Traceability Transformed: Generating more Accurate Links with Pre-Trained BERT Models
ACM SIGSOFT Distinguished PaperTechnical Track
Wed 26 May 2021 03:40 - 04:00 at Blended Sessions Room 2 - 1.3.2. Deep Neural Networks: Supporting SE Tasks #1
Software traceability establishes and leverages associations between diverse development artifacts. Researchers have proposed the use of deep learning trace models to link natural language artifacts, such as requirements and issue descriptions, to source code; however, their effectiveness has been restricted by the availability of labeled data and efficiency at runtime. In this study, we propose a novel framework called Trace BERT (T-BERT) to generate trace links between source code and natural language artifacts. To address data sparsity, we leverage a three-step training strategy to enable trace models to transfer knowledge from a closely related Software Engineering challenge, which has a rich dataset, to produce trace links with much higher accuracy than has previously been achieved.
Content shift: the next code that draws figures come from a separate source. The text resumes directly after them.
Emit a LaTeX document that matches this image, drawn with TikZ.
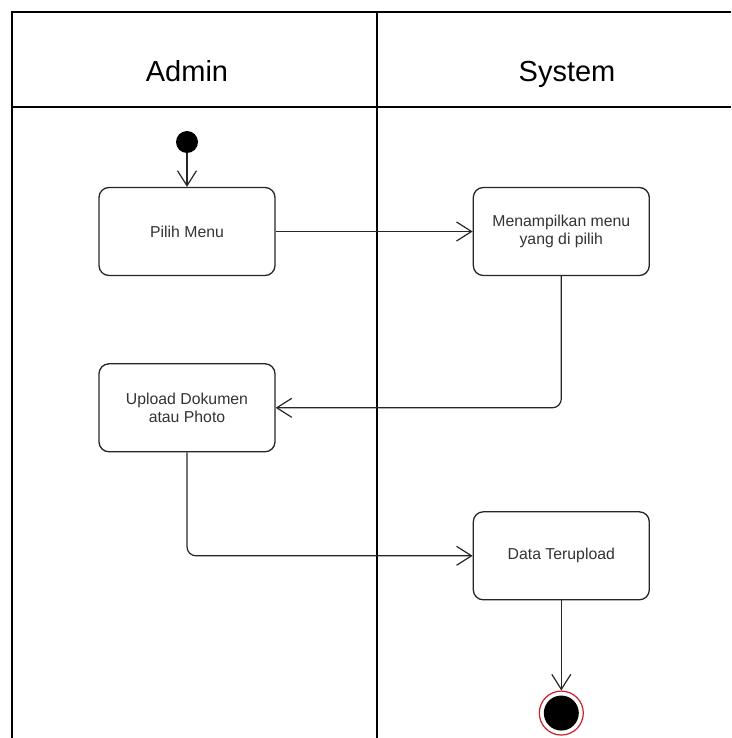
\documentclass[tikz,border=0pt]{standalone}
\usepackage{fontspec}
\setmainfont{Liberation Sans}
\usetikzlibrary{arrows.meta, positioning}

\begin{document}
\begin{tikzpicture}[
    x=1pt, y=-1pt,
    lane/.style={line width=1.8pt},
    block/.style={rectangle, rounded corners=10pt, draw=black!85, line width=1.3pt, fill=white, minimum width=176pt, minimum height=88pt, align=center, text=black!80, font=\fontsize{15.8}{18.6}\selectfont},
    flow/.style={-{Straight Barb[length=15pt, width=19pt, line width=1.2pt]}, line width=1.2pt, rounded corners=9pt, black!85}
]
\useasboundingbox (0,0) rectangle (731,738);

% Swimlanes
\draw[lane] (731,12) -| (12,738);
\draw[lane] (12,107) -- (731,107);
\draw[lane] (377,12) -- (377,738);
\node[anchor=base, font=\fontsize{29}{34}\selectfont] (admin) at (187,82) {Admin};
\node[anchor=base, font=\fontsize{29}{34}\selectfont] (system) at (567,82) {System};

% Activities
\node[circle, fill=black, minimum size=22pt, inner sep=0pt] (start) at (187,142) {};
\node[block] (pilih) at (187,231.5) {Pilih Menu};
\node[block, right=197pt of pilih] (tampil) {Menampilkan menu \\ yang di pilih};
\node[block, below=87pt of pilih] (upload) {Upload Dokumen \\ atau Photo};
\node[block, below=235pt of tampil] (data) {Data Terupload};

% End state
\node[circle, draw={rgb,255:red,205;green,30;blue,45}, line width=1.2pt, fill=white, minimum size=44pt, inner sep=0pt, below=90pt of data] (stop) {};
\node[circle, fill=black, minimum size=35pt, inner sep=0pt] (stopdot) at (stop) {};

% Connections
\draw[flow] (start) -- (pilih);
\draw[flow] (pilih) -- (tampil);
\draw[flow] (tampil.south) |- (upload.east);
\draw[flow] (upload.south) |- (data.west);
\draw[flow] (data) -- (stop);

\end{tikzpicture}
\end{document}
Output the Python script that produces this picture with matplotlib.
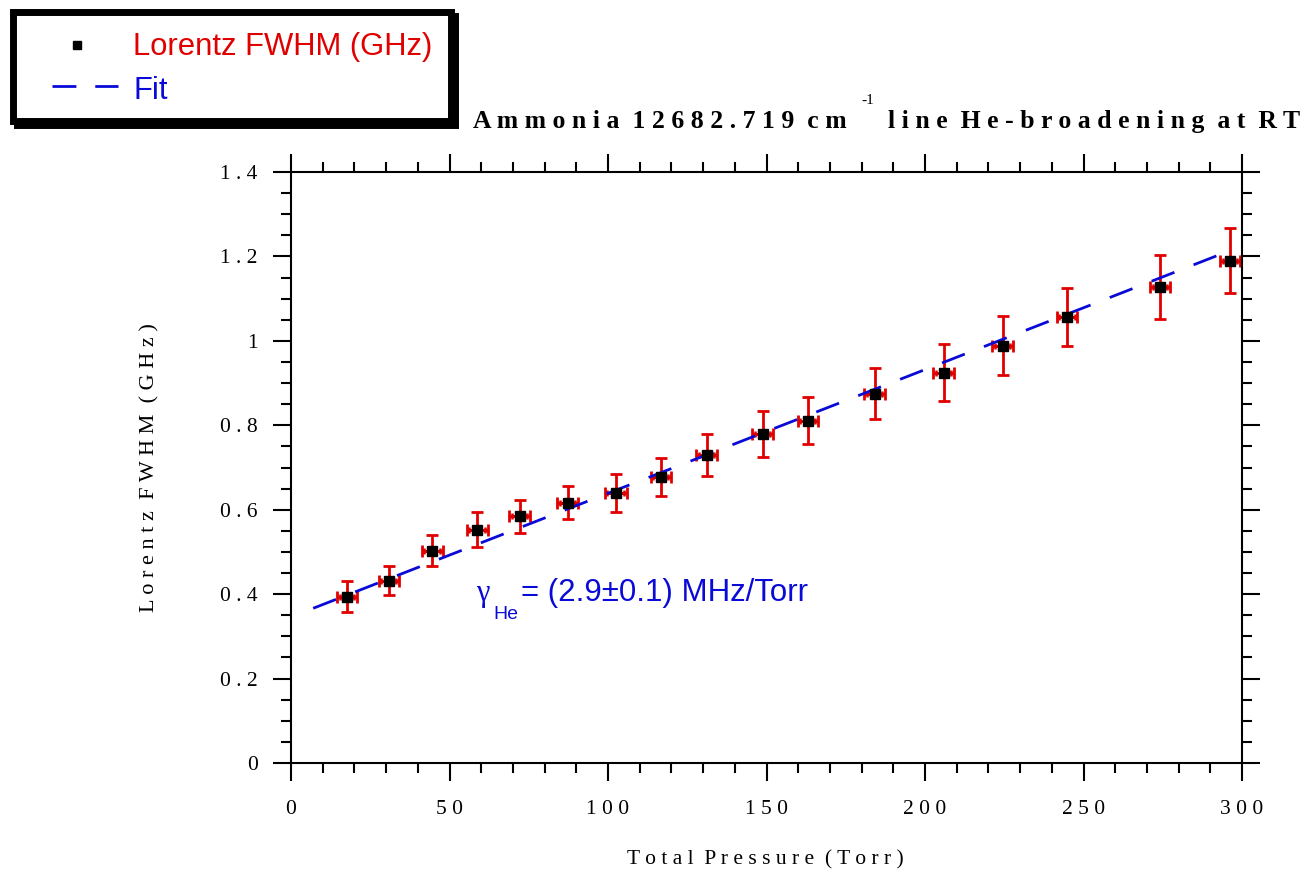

We then apply the T-BERT framework to recover links between issues and commits in Open Source Projects. We comparatively evaluated the accuracy and efficiency of three BERT architectures in the framework. Experimental results show that a Single-BERT architecture generated the most accurate links, while a Siamese-BERT architecture produced comparable results with significantly less execution time. Furthermore, by learning and transferring knowledge, all three models in the framework can far outperform classical IR trace models and achieve impressive tracing accuracy on real-word OSS projects.